Dopo il notevole “Tesnota”, il non più esordiente Kantemir Balagov regala un’opera seconda potente e incisiva, ma a tratti troppo flemmatica. La Ragazza d’Autunno è un film sicuramente rimarchevole ma non esente da difetti che lo rallentano e appesantiscono.Premiato al Festival di Cannes, per la migliore attrice.
1945, Leningrado. La seconda guerra mondiale ha devastato la città, demolendone gli edifici e riducendone gli abitanti a brandelli, fisicamente e mentalmente. Anche se l’assedio – uno dei peggiori della storia – è finito, la vita e la morte continuano la loro battaglia in ciò che rimane della città. Due giovani donne, Iya (Viktoria Miroshnichenko) e Masha (Vasilisa Perelygina), cercano di affrontare la ricostruzione e dare un senso alle loro vite tra le rovine.

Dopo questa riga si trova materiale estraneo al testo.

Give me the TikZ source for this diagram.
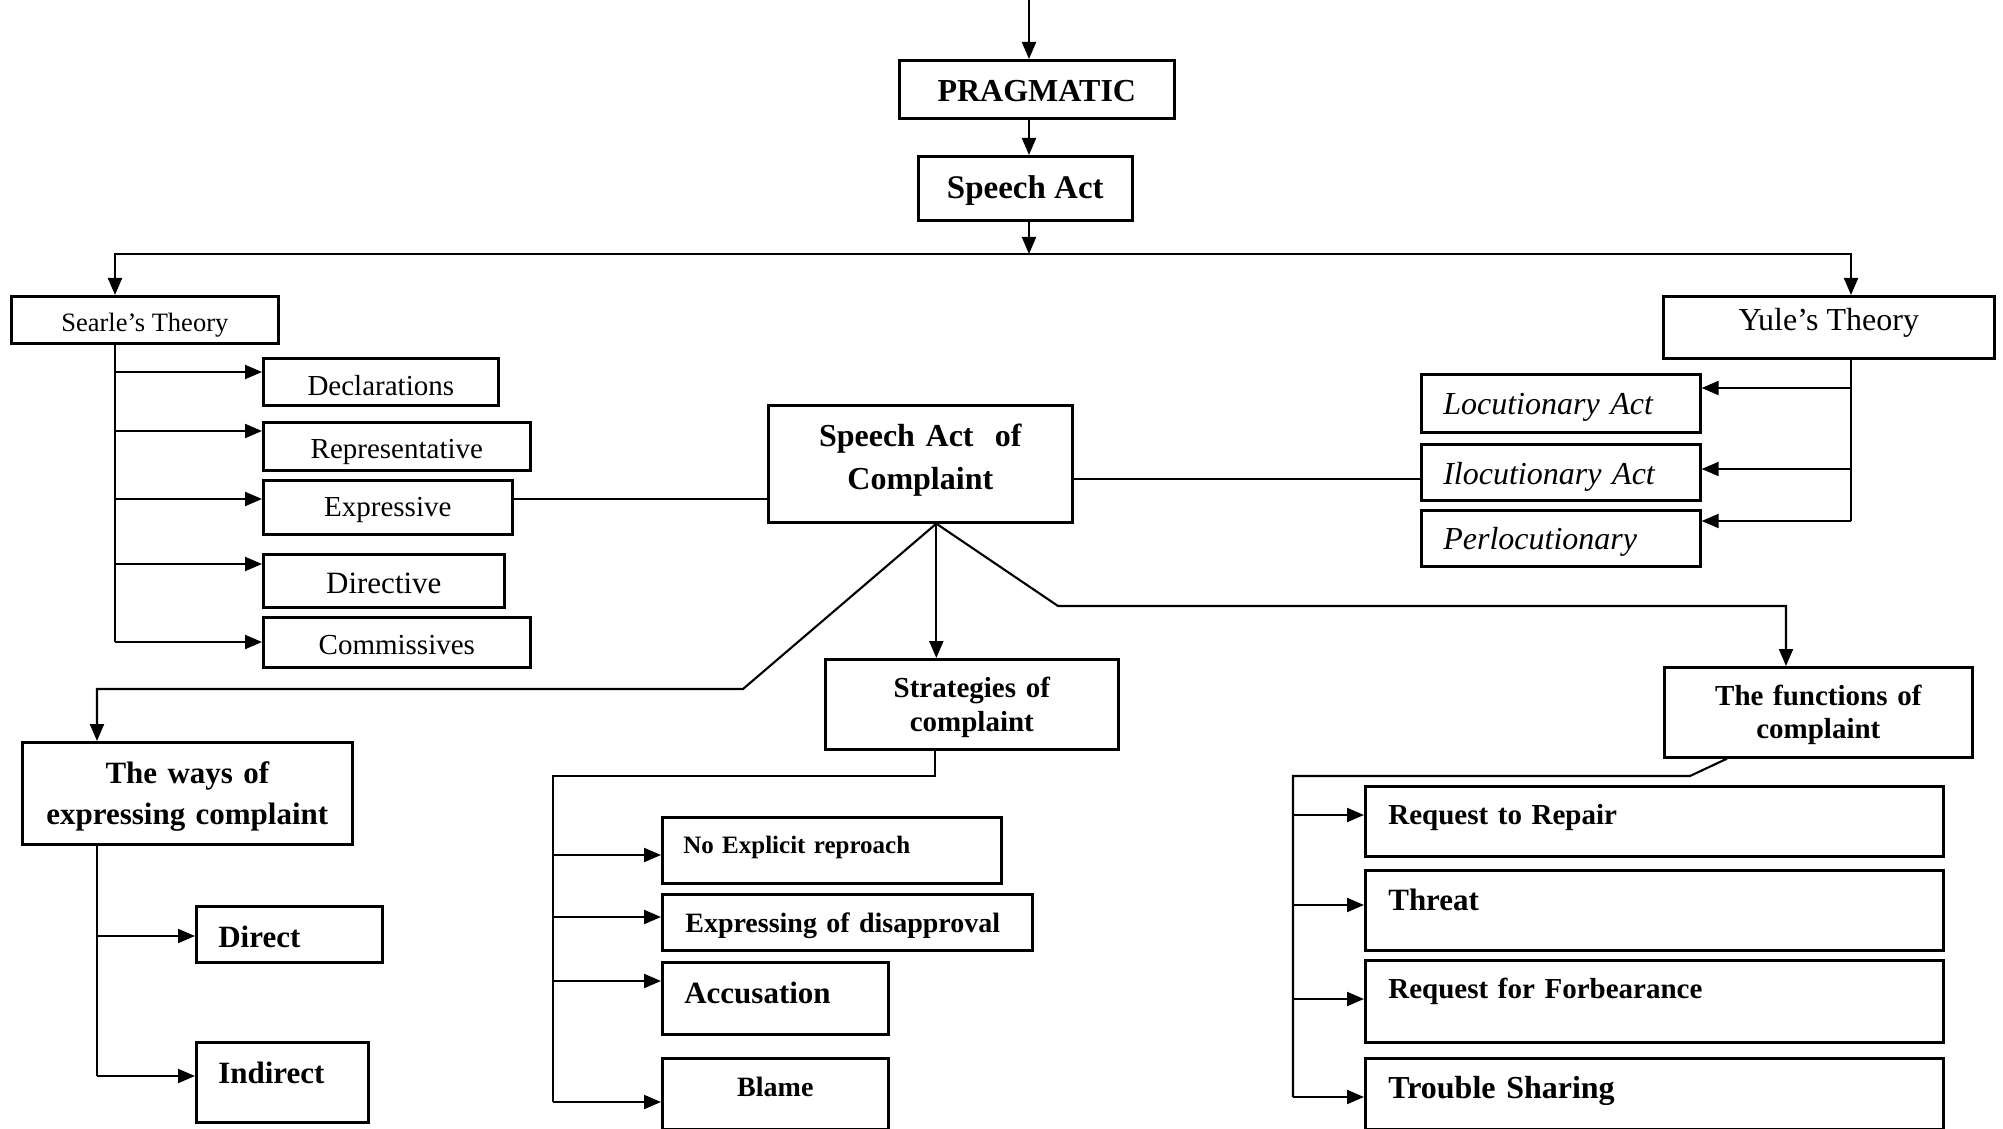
\documentclass[tikz,border=0pt]{standalone}
\usepackage{fontspec}
\setmainfont{Liberation Serif}
\usetikzlibrary{arrows.meta,calc}
\newcommand\fb[2]{\fontsize{#1}{#2}\selectfont\bfseries}
\newcommand\fr[2]{\fontsize{#1}{#2}\selectfont}
\newcommand\fit[2]{\fontsize{#1}{#2}\selectfont\itshape}
\newcommand\lp{\hspace*{0.22cm}}
\begin{document}
\begin{tikzpicture}[
  box/.style={draw, line width=0.75pt, inner sep=0pt, anchor=north west},
  ln/.style={line width=0.6pt},
  arr/.style={ln, -{Triangle[length=0.17cm,width=0.14cm]}}
]
\useasboundingbox (0,0) rectangle (20.03,-11.29);

% ---- top chain
\node[box, minimum width=2.75cm, minimum height=0.58cm, text height=0.24cm, text depth=0pt, font=\fb{0.32cm}{0.38cm}] (prag) at (8.98,-0.59) {PRAGMATIC};
\node[box, minimum width=2.14cm, minimum height=0.64cm, text height=0.20cm, text depth=0pt, font=\fb{0.33cm}{0.39cm}] (sa) at (9.17,-1.55) {Speech Act};

% ---- theories
\node[box, minimum width=2.67cm, minimum height=0.47cm, text height=0.23cm, text depth=0pt, font=\fr{0.265cm}{0.32cm}] (searle) at (0.10,-2.95) {Searle’s Theory};
\node[box, minimum width=3.31cm, minimum height=0.62cm, text height=0.06cm, text depth=0pt, font=\fr{0.32cm}{0.38cm}] (yule) at (16.62,-2.95) {Yule’s Theory};

% ---- Searle children
\node[box, minimum width=2.35cm, minimum height=0.47cm, text height=0.27cm, text depth=0pt, font=\fr{0.29cm}{0.35cm}] (decl) at (2.62,-3.57) {Declarations};
\node[box, minimum width=2.67cm, minimum height=0.48cm, text height=0.24cm, text depth=0pt, font=\fr{0.29cm}{0.35cm}] (repr) at (2.62,-4.21) {Representative};
\node[box, minimum width=2.49cm, minimum height=0.54cm, text height=0.18cm, text depth=0pt, font=\fr{0.29cm}{0.35cm}] (expr) at (2.62,-4.79) {Expressive};
\node[box, minimum width=2.41cm, minimum height=0.53cm, text height=0.25cm, text depth=0pt, font=\fr{0.31cm}{0.37cm}] (dire) at (2.62,-5.53) {Directive};
\node[box, minimum width=2.67cm, minimum height=0.50cm, text height=0.24cm, text depth=0pt, font=\fr{0.29cm}{0.35cm}] (comm) at (2.62,-6.16) {Commissives};

% ---- Yule children
\node[box, minimum width=2.79cm, minimum height=0.58cm, text width=2.79cm, align=left, text height=0.22cm, text depth=0pt, font=\fit{0.32cm}{0.38cm}] (locu) at (14.20,-3.73) {\lp Locutionary Act};
\node[box, minimum width=2.79cm, minimum height=0.56cm, text width=2.79cm, align=left, text height=0.24cm, text depth=0pt, font=\fit{0.32cm}{0.38cm}] (ilocu) at (14.20,-4.43) {\lp Ilocutionary Act};
\node[box, minimum width=2.79cm, minimum height=0.56cm, text width=2.79cm, align=left, text height=0.22cm, text depth=0pt, font=\fit{0.32cm}{0.38cm}] (perl) at (14.20,-5.09) {\lp Perlocutionary};

% ---- centre
\node[box, minimum width=3.04cm, minimum height=1.17cm, text width=3.04cm, align=center, text height=0pt, text depth=0.35cm, font=\fb{0.32cm}{0.43cm}] (sac) at (7.67,-4.04) {Speech Act\ \ of\\Complaint};

% ---- second level
\node[box, minimum width=2.93cm, minimum height=0.90cm, text width=2.93cm, align=center, text height=0pt, text depth=0.14cm, font=\fb{0.29cm}{0.34cm}] (strat) at (8.24,-6.58) {Strategies of\\complaint};
\node[box, minimum width=3.30cm, minimum height=1.02cm, text width=3.30cm, align=center, text height=0pt, text depth=0.20cm, font=\fb{0.31cm}{0.41cm}] (ways) at (0.21,-7.41) {The ways of\\expressing complaint};
\node[box, minimum width=3.08cm, minimum height=0.90cm, text width=3.08cm, align=center, text height=0pt, text depth=0.14cm, font=\fb{0.29cm}{0.33cm}] (func) at (16.63,-6.66) {The functions of\\complaint};

% ---- ways children
\node[box, minimum width=1.86cm, minimum height=0.56cm, text width=1.86cm, align=left, text height=0.26cm, text depth=0pt, font=\fb{0.31cm}{0.37cm}] (direct) at (1.95,-9.05) {\lp Direct};
\node[box, minimum width=1.72cm, minimum height=0.80cm, text width=1.72cm, align=left, text height=0.02cm, text depth=0pt, font=\fb{0.31cm}{0.37cm}] (indirect) at (1.95,-10.41) {\lp Indirect};

% ---- strategies children
\node[box, minimum width=3.39cm, minimum height=0.66cm, text width=3.39cm, align=left, text height=0.06cm, text depth=0pt, font=\fb{0.25cm}{0.30cm}] (noexp) at (6.61,-8.16) {\hspace*{0.21cm}No Explicit reproach};
\node[box, minimum width=3.70cm, minimum height=0.56cm, text width=3.70cm, align=left, text height=0.20cm, text depth=0pt, font=\fb{0.28cm}{0.34cm}] (expd) at (6.61,-8.93) {\hspace*{0.23cm}Expressing of disapproval};
\node[box, minimum width=2.26cm, minimum height=0.72cm, text width=2.26cm, align=left, text height=0.10cm, text depth=0pt, font=\fb{0.31cm}{0.37cm}] (accu) at (6.61,-9.61) {\lp Accusation};
\node[box, minimum width=2.26cm, minimum height=0.71cm, text height=0.05cm, text depth=0pt, font=\fb{0.28cm}{0.34cm}] (blame) at (6.61,-10.57) {Blame};

% ---- functions children
\node[box, minimum width=5.78cm, minimum height=0.70cm, text width=5.78cm, align=left, text height=0.06cm, text depth=0pt, font=\fb{0.29cm}{0.35cm}] (rrep) at (13.64,-7.85) {\hspace*{0.23cm}Request to Repair};
\node[box, minimum width=5.78cm, minimum height=0.80cm, text width=5.78cm, align=left, text height=0pt, text depth=0pt, font=\fb{0.31cm}{0.37cm}] (threat) at (13.64,-8.69) {\hspace*{0.23cm}Threat};
\node[box, minimum width=5.78cm, minimum height=0.82cm, text width=5.78cm, align=left, text height=0pt, text depth=0.06cm, font=\fb{0.29cm}{0.35cm}] (forb) at (13.64,-9.59) {\hspace*{0.23cm}Request for Forbearance};
\node[box, minimum width=5.78cm, minimum height=0.71cm, text width=5.78cm, align=left, text height=0.09cm, text depth=0pt, font=\fb{0.32cm}{0.38cm}] (troub) at (13.64,-10.57) {\hspace*{0.23cm}Trouble Sharing};

% ================= connectors
\coordinate (top) at (10.29,0);
\draw[arr] (top) -- (top |- prag.north);
\draw[arr] (prag.south -| top) -- (sa.north -| top);
\coordinate (br) at (10.29,-2.54);
\draw[arr] (sa.south -| br) -- (br);
\coordinate (sx) at (1.15,-2.54);
\coordinate (yx) at (18.51,-2.54);
\draw[arr] (br) -- (sx) -- (sx |- searle.north);
\draw[arr] (br) -- (yx) -- (yx |- yule.north);

% Searle trunk
\coordinate (sb) at (1.15,-6.42);
\draw[ln] (sx |- searle.south) -- (sb);
\foreach \n/\y in {decl/3.72, repr/4.31, expr/4.99, dire/5.64, comm/6.42} {
  \coordinate (tmp) at (1.15,-\y);
  \draw[arr] (tmp) -- (tmp -| \n.west);
}

% links to centre
\coordinate (e1) at (0,-4.99);
\draw[ln] (expr.east |- e1) -- (sac.west |- e1);
\coordinate (e2) at (0,-4.79);
\draw[ln] (sac.east |- e2) -- (ilocu.west |- e2);

% Yule trunk
\coordinate (yb) at (18.51,-5.21);
\draw[ln] (yx |- yule.south) -- (yb);
\foreach \n/\y in {locu/3.88, ilocu/4.69, perl/5.21} {
  \coordinate (tmp) at (18.51,-\y);
  \draw[arr] (tmp) -- (tmp -| \n.east);
}

% from Speech Act of Complaint
\coordinate (ap) at ([xshift=0.16cm]sac.south);
\coordinate (l1) at (7.43,-6.89);
\coordinate (l2) at (0.97,-6.89);
\draw[arr] (ap) -- (l1) -- (l2) -- (l2 |- ways.north);
\draw[arr] (ap) -- (ap |- strat.north);
\coordinate (r1) at (10.58,-6.06);
\coordinate (r2) at (17.86,-6.06);
\draw[arr] (ap) -- (r1) -- (r2) -- (r2 |- func.north);

% strategies trunk
\coordinate (s1) at (9.35,-7.76);
\coordinate (s2) at (5.53,-7.76);
\coordinate (s3) at (5.53,-11.02);
\draw[ln] (s1 |- strat.south) -- (s1) -- (s2) -- (s3);
\foreach \n/\y in {noexp/8.55, expd/9.17, accu/9.81, blame/11.02} {
  \coordinate (tmp) at (5.53,-\y);
  \draw[arr] (tmp) -- (tmp -| \n.west);
}

% ways trunk
\coordinate (w1) at (0.97,-10.76);
\draw[ln] (w1 |- ways.south) -- (w1);
\foreach \n/\y in {direct/9.36, indirect/10.76} {
  \coordinate (tmp) at (0.97,-\y);
  \draw[arr] (tmp) -- (tmp -| \n.west);
}

% functions trunk
\coordinate (f0) at (17.27,0);
\coordinate (f1) at (16.90,-7.76);
\coordinate (f2) at (12.93,-7.76);
\coordinate (f3) at (12.93,-10.97);
\draw[ln] (f0 |- func.south) -- (f1) -- (f2) -- (f3);
\foreach \n/\y in {rrep/8.15, threat/9.05, forb/9.99, troub/10.97} {
  \coordinate (tmp) at (12.93,-\y);
  \draw[arr] (tmp) -- (tmp -| \n.west);
}
\end{tikzpicture}
\end{document}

Cosa funziona in La Ragazza d’Autunno
Come nel precedente “Tesnota“, Balagov riporta il racconto all’essenzialità cinematografica dei gesti, delle immagini catalizzatrici di un sentimento o della sua soppressione. Perché di questo ci parla La Ragazza d’Autunno: di un luogo e di un’epoca genitrici di una società all’interno della quale le necessità dello spirito venivano zittite e con esse la spontaneità dell’emozione. Un cinema di colori, di cromatismi furenti, di visioni simboliche che non si dimenticano, come un volto stropicciato da una mano.
Perché non guardare La Ragazza d’Autunno
Ma anche e soprattutto un cinema flemmatico, di una lentezza a tratti estenuante, fastidiosamente dissonante col realismo così pedantemente inseguito. Frasi che richiedono minuti per essere pronunciate, battute dalla cadenza dilatata a dismisura. I difetti de La Ragazza d’Autunno lasciano purtroppo intravedere l’opera autoreferenziale ed esuberante di un fu esordiente stordito dal successo critico del proprio – cionondimeno superiore – esordio.

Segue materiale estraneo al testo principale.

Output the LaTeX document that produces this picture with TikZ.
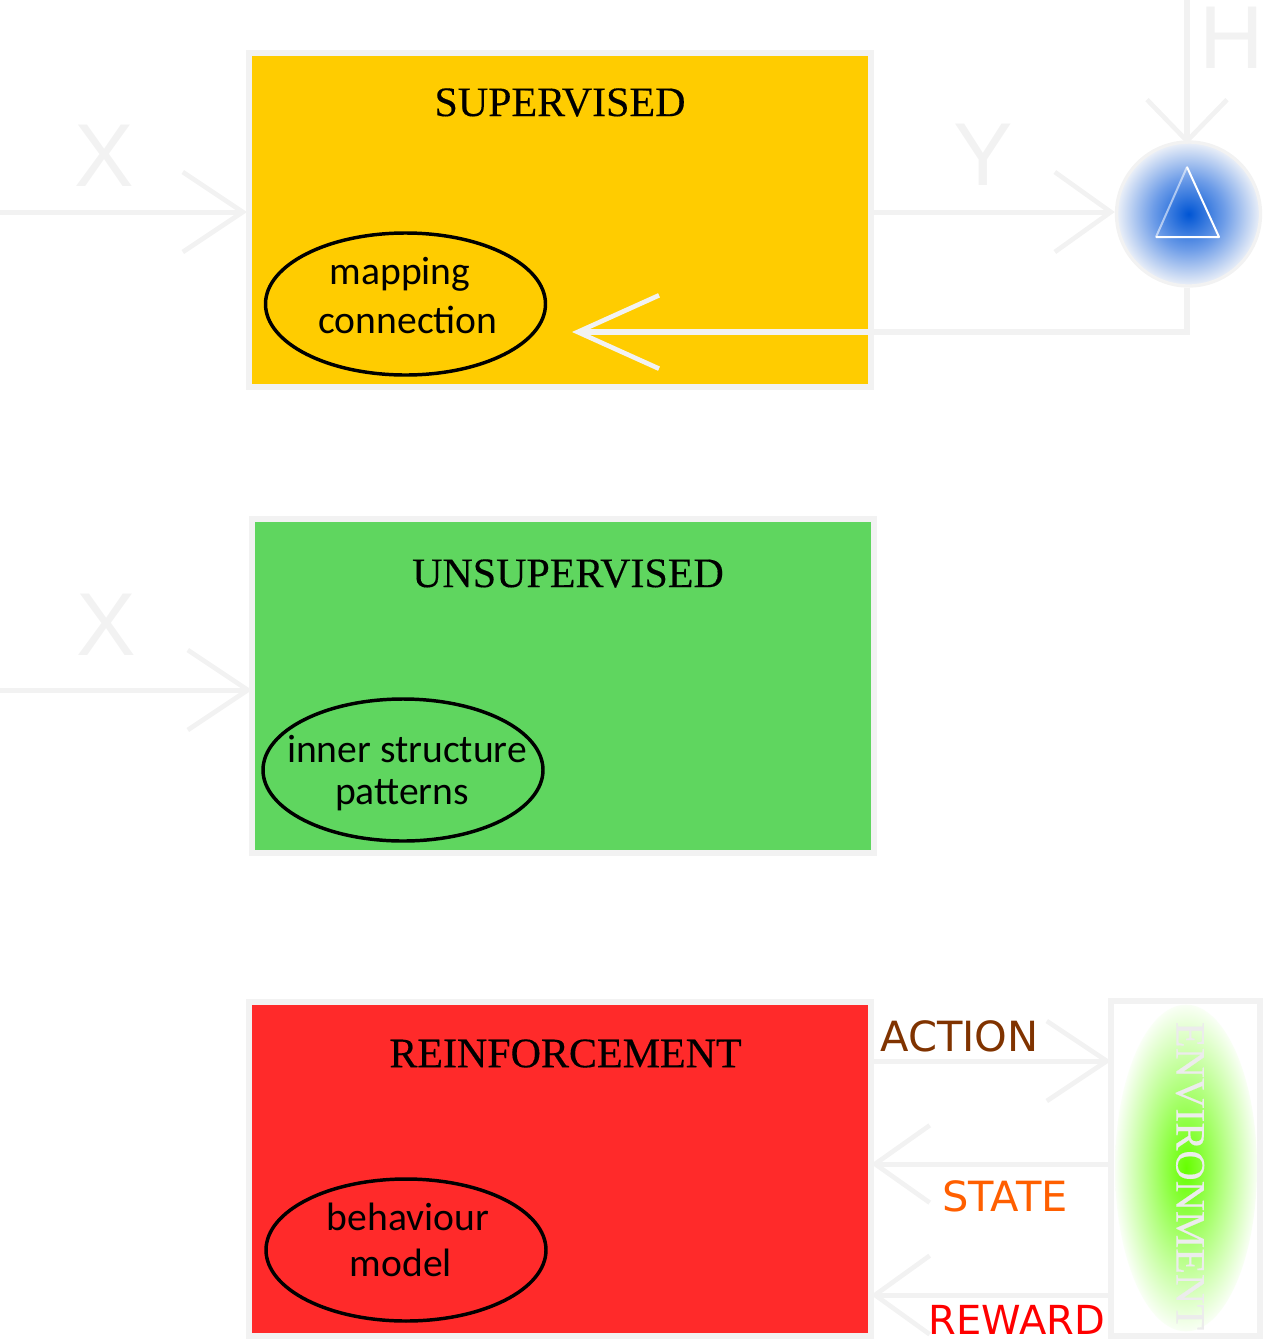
\documentclass[tikz,border=0pt]{standalone}
\usepackage{fontspec}
\setmainfont{Liberation Serif}
\newfontfamily\titlefont[FakeBold=0.3]{Liberation Serif}
\newfontfamily\labelfont{DejaVu Sans}
\newfontfamily\ovalfont{Carlito}
\newfontfamily\bigfont{Liberation Sans}
\usetikzlibrary{arrows.meta,shapes.geometric}
\definecolor{pale}{HTML}{F2F2F2}
\definecolor{paletext}{HTML}{ECECEC}
\definecolor{gold}{HTML}{FFCC00}
\definecolor{leaf}{HTML}{5FD65F}
\definecolor{scarlet}{HTML}{FF2A2A}
\definecolor{brownish}{HTML}{803300}
\definecolor{orangish}{HTML}{FF5F00}
\definecolor{bluecore}{HTML}{0055D4}
\definecolor{bluemid}{HTML}{6E9DE8}
\definecolor{blueedge}{HTML}{EDF1F8}
\definecolor{greencore}{HTML}{66FF00}
\definecolor{greenmid}{HTML}{B3FF80}
\pgfdeclareradialshading{blueglow}{\pgfpoint{0bp}{0bp}}{color(0bp)=(bluecore);color(12.5bp)=(bluemid);color(25bp)=(blueedge);color(50bp)=(blueedge)}
\pgfdeclareradialshading{greenglow}{\pgfpoint{0bp}{0bp}}{color(0bp)=(greencore);color(13bp)=(greenmid);color(26bp)=(white);color(50bp)=(white)}
\tikzset{
  box/.style={draw=pale,line width=4.5pt,inner sep=0pt,outer sep=0pt,anchor=north west},
  oval/.style={ellipse,draw=black,line width=2.6pt,minimum width=210pt,minimum height=106.5pt,inner sep=0pt},
  title/.style={font=\titlefont\fontsize{31.5}{31.5}\selectfont,text=black,inner sep=0pt},
  ovaltext/.style={font=\ovalfont\fontsize{29.7}{29.7}\selectfont,text=black,inner sep=0pt},
  ghost/.style={font=\bigfont\fontsize{67}{67}\selectfont,text=pale,inner sep=0pt},
  side/.style={font=\labelfont\fontsize{31.2}{31.2}\selectfont,inner sep=0pt},
  link/.style={draw=pale,line width=3.75pt},
  barb/.style={-{Straight Barb[length=45pt,width=60pt,line width=3.5pt]}},
}
\begin{document}
\begin{tikzpicture}[x=0.75pt,y=-0.75pt]
\useasboundingbox (0,0) rectangle (1263,1339);
% boxes
\node[box,fill=gold,minimum width=466.5pt,minimum height=250.5pt] (sup) at (249,53) {};
\node[box,fill=leaf,minimum width=466.5pt,minimum height=250.5pt] (uns) at (252,519) {};
\node[box,fill=scarlet,minimum width=466.5pt,minimum height=250.5pt] (rei) at (249,1002) {};
\node[box,fill=white,minimum width=111.75pt,minimum height=251.25pt] (env) at (1111,1001) {};
% glows
\node[ellipse,draw=none,minimum width=106.5pt,minimum height=245pt,inner sep=0pt,shading=greenglow] (glow) at (1186,1168) {};
\node[circle,draw=pale,line width=2.5pt,minimum size=108pt,inner sep=0pt,shading=blueglow] (sum) at (1188.5,214) {};
% titles
\node[title] (t1) at (560,102.5) {SUPERVISED};
\node[title] (t2) at (568,573.5) {UNSUPERVISED};
\node[title] (t3) at (565.5,1053.5) {REINFORCEMENT};
% ovals
\node[oval] (o1) at (405.5,304) {};
\node[oval] (o2) at (403,770) {};
\node[oval] (o3) at (406,1250) {};
\node[ovaltext] (o1a) at (400,274) {mapping};
\node[ovaltext] (o1b) at (408,320) {connection};
\node[ovaltext] (o2a) at (407,749) {inner structure};
\node[ovaltext] (o2b) at (402,795) {patterns};
\node[ovaltext] (o3a) at (408,1217) {behaviour};
\node[ovaltext] (o3b) at (401,1263) {model};
% triangle
\coordinate (ta) at (1187,167);
\coordinate (tb) at (1219,237);
\coordinate (tc) at (1156,237);
\draw[white,line width=1.5pt,line join=round] (ta) -- (tb) -- (tc);
\draw[white,opacity=.55,line width=1.5pt,line cap=round] (tc) -- (ta);
% free ends
\coordinate (x1) at (0,212);
\coordinate (x2) at (0,690);
\coordinate (h) at (1187,0);
\coordinate (yy) at (874,212);
\coordinate (corner) at (1187,332);
\coordinate (back) at (572,332);
% connectors
\draw[link,barb] (x1) -- ([xshift=-1.5pt]x1 -| sup.west);
\draw[link,barb] (x2) -- (x2 -| uns.west);
\draw[link,line width=4.2pt,-{Straight Barb[length=31pt,width=60pt,line width=3.5pt]}] (h) -- ([yshift=-3pt]h |- sum.north);
\draw[link,-{Straight Barb[length=42pt,width=60pt,line width=3.5pt]}] (yy) -- (yy -| sum.west);
\draw[link,line width=4.2pt,-{Straight Barb[length=61pt,width=55pt,line width=3.5pt]}] (sum.south -| corner) -- (corner) -- (back);
\coordinate (a1) at (874,1061);
\coordinate (s1) at (1109,1164);
\coordinate (r1) at (1109,1295);
\draw[link,barb] (a1) -- (a1 -| env.west);
\draw[link,-{Straight Barb[length=41pt,width=58pt,line width=3.5pt]}] (s1) -- (s1 -| rei.east);
\draw[link,-{Straight Barb[length=41pt,width=59pt,line width=3.5pt]}] (r1) -- (r1 -| rei.east);
% ghost labels
\node[ghost] (lx1) at (104,156) {X};
\node[ghost] (lx2) at (106,625) {X};
\node[ghost] (ly) at (983,155) {Y};
\node[ghost] (lh) at (1232,38) {H};
% side labels
\node[side,text=brownish] (la) at (959.5,1036) {ACTION};
\node[side,text=orangish] (ls) at (1005,1196) {STATE};
\node[side,text=red,font=\labelfont\fontsize{30}{30}\selectfont,anchor=base] (lr) at (1017,1334) {REWARD};
\node[title,text=paletext,rotate=-90] (le) at (1190,1176) {ENVIRONMENT};
\end{tikzpicture}
\end{document}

Al centro del film c’é un desiderio folle, una volontà irrazionale ma in fondo umana, disposta a tutto pur di essere madre. Balagov la insegue, analizza, finge forse di contestualizzarla nel proprio tempo salvo alla fine ammantarla di universalità. Forse per dirci che i tempi non sono cambiati, ma che nemmeno l’amore – se è puro e determinato – é suscettibile di alcun deleterio mutamento. Un ottimo lavoro di regia che non può eludere i propri tempi morti, che a differenza del già citato “Tesnota” inciampa (troppo?) spesso nel gestire frontalmente il coinvolgimento emotivo di chi guarda. Finale meraviglioso, aperto, estatico, che ormai pare cifra stilistica dell’autore.
La Ragazza d’Autunno è al cinema dal 9 gennaio con Movies Inspired.